There are, of course, basic differences between The Championships and the Olympic Tennis event. Wimbledon is staged over a fortnight, while the Olympics will be compressed into just over one week. Wimbledon's singles draw totals 128, the Olympics half that at 64. The Olympic matches, with the exception of the men's singles final, will be best-of-three sets as opposed to Wimbledon's best-of-five.

And though the setting is at the "high temple" of the sport, there will be other differences from The Championships. Whereas Wimbledon requires "predominantly white" clothing from its competitors, the Olympics participants will be encouraged to wear something "in the colours of their home nation".

Plus, the fact that Olympic Tennis has sold every ticket for every day to people from all over the world will ensure that the spectators will probably have more in keeping with Wimbledon's famous - but rare - Middle Sundays, general sports fans rather than the knowledgeable appreciators of tennis who make up the bulk of Wimbledon's normal patrons.

"We are hoping to deliver the best Olympic tennis event ever," said Wood, "but we are not there to be better or worse than The Championships.
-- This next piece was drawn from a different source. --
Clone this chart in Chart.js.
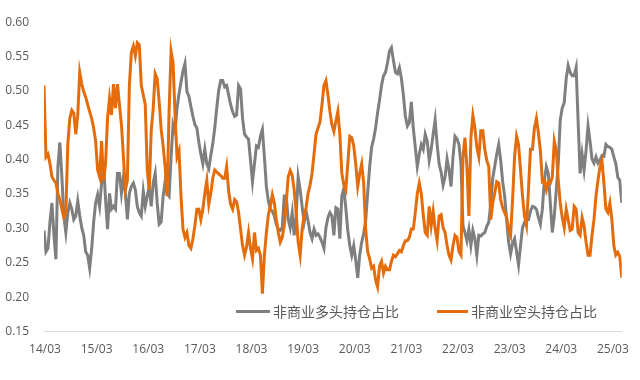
<!DOCTYPE html>
<html>
<head>
<meta charset="utf-8">
<script src="https://cdn.jsdelivr.net/npm/chart.js@4/dist/chart.umd.min.js"></script>
<style>
  html, body { margin: 0; padding: 0; background: #ffffff; }
  #wrap { position: relative; width: 640px; height: 380px; }
  canvas { display: block; }
  .lg-line { position: absolute; height: 3px; }
  .lg-text { position: absolute; font-family: "Noto Sans CJK SC", "Noto Sans", sans-serif; font-size: 14px; line-height: 20px; color: #595959; white-space: nowrap; }
</style>
</head>
<body>
<div id="wrap">
  <canvas id="c" width="640" height="380"></canvas>
  <div class="lg-line" style="left:236px; top:310px; width:34px; background:#7F7F7F;"></div>
  <div class="lg-text" id="lg1" style="left:273px; top:301px;"></div>
  <div class="lg-line" style="left:437px; top:310px; width:31px; background:#E46C0A;"></div>
  <div class="lg-text" id="lg2" style="left:471px; top:301px;"></div>
</div>
<script>
// Series names
const seriesNames = ['非商业多头持仓占比', '非商业空头持仓占比'];

// Tick labels (yy/mm), one per year
const tickLabels = ['14/03','15/03','16/03','17/03','18/03','19/03','20/03','21/03','22/03','23/03','24/03','25/03'];

// Y axis ticks
const yTicks = [0.15, 0.20, 0.25, 0.30, 0.35, 0.40, 0.45, 0.50, 0.55, 0.60];

// Non-commercial long share (sampled every 2 weeks from 2014-03)
const longShare = [
  .297,.266,.271,.309,.337,.290,.255,.390,.425,.375,.318,.294,.323,.337,.328,.313,.318,.340,.318,.301,.290,.266,.261,.242,.270,.309,.337,.349,.332,.366,.394,.342,.299,.351,.328,.332,.328,.380,.380,.351,.375,.351,.313,.351,.361,.366,.356,.332,
  .323,.318,.354,.332,.347,.361,.332,.366,.380,.337,.306,.309,.347,.368,.351,.347,.404,.451,.441,.475,.496,.513,.529,.540,.499,.492,.477,.463,.451,.446,.425,.408,.394,.415,.394,.387,.406,.423,.446,.475,.501,.515,.515,.506,.508,.494,.480,.470,.463,
  .465,.508,.503,.460,.437,.433,.430,.399,.368,.394,.420,.418,.434,.444,.404,.361,.340,.328,.325,.318,.306,.299,.297,.301,.347,.347,.313,.301,.323,.290,.318,.375,.356,.332,.309,.325,.311,.294,.285,.299,.290,.292,.287,.280,.271,.301,.316,.323,.318,
  .290,.330,.328,.285,.347,.358,.330,.297,.275,.261,.275,.254,.228,.261,.280,.292,.311,.351,.389,.418,.430,.446,.468,.487,.508,.522,.527,.541,.558,.563,.544,.527,.525,.534,.518,.494,.463,.449,.454,.484,.446,.418,.390,.408,.422,.415,.437,.427,.399,
  .415,.437,.458,.422,.394,.382,.363,.375,.401,.385,.361,.404,.434,.430,.422,.394,.304,.294,.282,.299,.275,.297,.285,.261,.290,.289,.292,.294,.303,.309,.335,.373,.390,.408,.422,.399,.368,.347,.313,.280,.263,.278,.285,.266,.247,.275,.301,.309,.313,
  .313,.325,.332,.331,.328,.316,.306,.328,.370,.390,.380,.337,.294,.318,.356,.394,.458,.475,.483,.518,.537,.527,.522,.522,.534,.456,.380,.408,.385,.413,.449,.427,.401,.395,.404,.395,.399,.406,.405,.422,.419,.418,.415,.404,.394,.374,.370,.337
];

// Non-commercial short share (sampled every 2 weeks from 2014-03)
const shortShare = [
  .508,.404,.408,.394,.375,.370,.366,.351,.342,.328,.316,.323,.423,.460,.472,.468,.437,.465,.527,.510,.499,.491,.480,.470,.460,.446,.427,.385,.375,.427,.370,.394,.460,.489,.465,.510,.475,.510,.480,.451,.404,.356,.370,.508,.556,.565,.551,.570,
  .567,.508,.494,.480,.385,.356,.442,.475,.525,.518,.484,.444,.420,.390,.347,.470,.558,.541,.465,.404,.413,.347,.299,.287,.294,.275,.271,.285,.304,.328,.328,.313,.328,.351,.370,.335,.351,.373,.385,.382,.379,.377,.373,.373,.390,.354,.335,.328,.342,
  .339,.323,.299,.275,.261,.273,.294,.271,.256,.294,.268,.271,.261,.205,.261,.294,.320,.332,.349,.337,.313,.294,.280,.287,.304,.337,.375,.384,.377,.356,.323,.280,.261,.299,.318,.330,.351,.363,.380,.408,.437,.446,.455,.480,.508,.515,.494,.470,.451,
  .441,.456,.470,.437,.380,.363,.356,.394,.434,.432,.420,.394,.361,.380,.394,.366,.299,.266,.256,.242,.245,.225,.215,.245,.252,.235,.245,.240,.240,.252,.261,.259,.263,.268,.266,.275,.282,.282,.287,.299,.299,.323,.351,.366,.351,.320,.294,.290,.332,
  .304,.325,.299,.282,.318,.320,.301,.294,.275,.261,.254,.275,.290,.287,.266,.261,.404,.432,.389,.318,.432,.464,.446,.418,.404,.442,.442,.415,.399,.390,.313,.337,.351,.368,.366,.342,.330,.323,.316,.299,.290,.342,.404,.434,.422,.385,.347,.318,.304,
  .356,.415,.415,.446,.460,.439,.413,.368,.370,.356,.368,.366,.375,.427,.413,.370,.337,.316,.301,.328,.313,.297,.299,.332,.328,.294,.290,.316,.304,.280,.261,.261,.290,.313,.347,.370,.389,.399,.366,.328,.323,.337,.313,.275,.261,.265,.259,.228
];

const WEEKS_PER_SAMPLE = 2;
const WEEKS_PER_YEAR = 52;
const toPoints = arr => arr.map((v, i) => ({ x: i * WEEKS_PER_SAMPLE, y: v }));

document.getElementById('lg1').textContent = seriesNames[0];
document.getElementById('lg2').textContent = seriesNames[1];

const tickFont = { family: '"Open Sans", "Liberation Sans", sans-serif', size: 12 };

new Chart(document.getElementById('c'), {
  type: 'line',
  data: {
    datasets: [
      { label: seriesNames[0], data: toPoints(longShare), borderColor: '#7F7F7F', backgroundColor: '#7F7F7F', borderWidth: 3, pointRadius: 0, tension: 0, order: 1 },
      { label: seriesNames[1], data: toPoints(shortShare), borderColor: '#E46C0A', backgroundColor: '#E46C0A', borderWidth: 3, pointRadius: 0, tension: 0, order: 0 }
    ]
  },
  options: {
    responsive: false,
    animation: false,
    devicePixelRatio: 1,
    layout: { padding: { top: 15.5, right: 14, left: 0, bottom: 0 } },
    plugins: { legend: { display: false }, tooltip: { enabled: false } },
    scales: {
      x: {
        type: 'linear',
        min: 0,
        max: (longShare.length - 1) * WEEKS_PER_SAMPLE,
        grid: { display: false, drawTicks: false },
        border: { display: true, color: '#D9D9D9', width: 1 },
        afterBuildTicks: scale => { scale.ticks = tickLabels.map((_, k) => ({ value: k * WEEKS_PER_YEAR + 1 })); },
        afterFit: scale => { scale.height = 48.5; },
        ticks: {
          autoSkip: false, maxRotation: 0, padding: 11,
          color: '#595959', font: tickFont,
          callback: (v, i) => tickLabels[i]
        }
      },
      y: {
        min: yTicks[0],
        max: yTicks[yTicks.length - 1],
        grid: { display: false, drawTicks: false },
        border: { display: false },
        afterBuildTicks: scale => { scale.ticks = yTicks.map(v => ({ value: v })); },
        afterFit: scale => { scale.width = 44; },
        ticks: {
          padding: 15,
          color: '#595959', font: tickFont,
          callback: v => Number(v).toFixed(2)
        }
      }
    }
  }
});
</script>
</body>
</html>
Wimbledon is the most iconic location you could wish for. And to win a gold medal on Centre Court, the world's most famous tennis court, as well as becoming an Olympic champion simply adds to the prestige of being out there. It could not be more special."

Wood and her team of 100 LOCOG staff will take over at The All England Club at noon on 10 July, two days after the conclusion of the 2012 Championships. "We have been working very closely with Wimbledon but we will operate the venue in our own way," she said. And if that sounds supremely confident, she explains, "I have spent three years working on this."

The main concern of tennis fans has been about how Wimbledon's grass courts can be refurbished after two weeks of hard wear in time for the Olympics. Pre-germinated grass seed will be used to repair the worn areas, and when Wood asserts "This is the least of my worries" it amounts to a tribute to the skills of The All England Club's head groundsman Eddie Seaward and his staff.

And since the Olympics tennis will mark Seaward's last act before retirement, players and spectators alike can be assured that, in Wimbledon's best traditions, all will be perfect.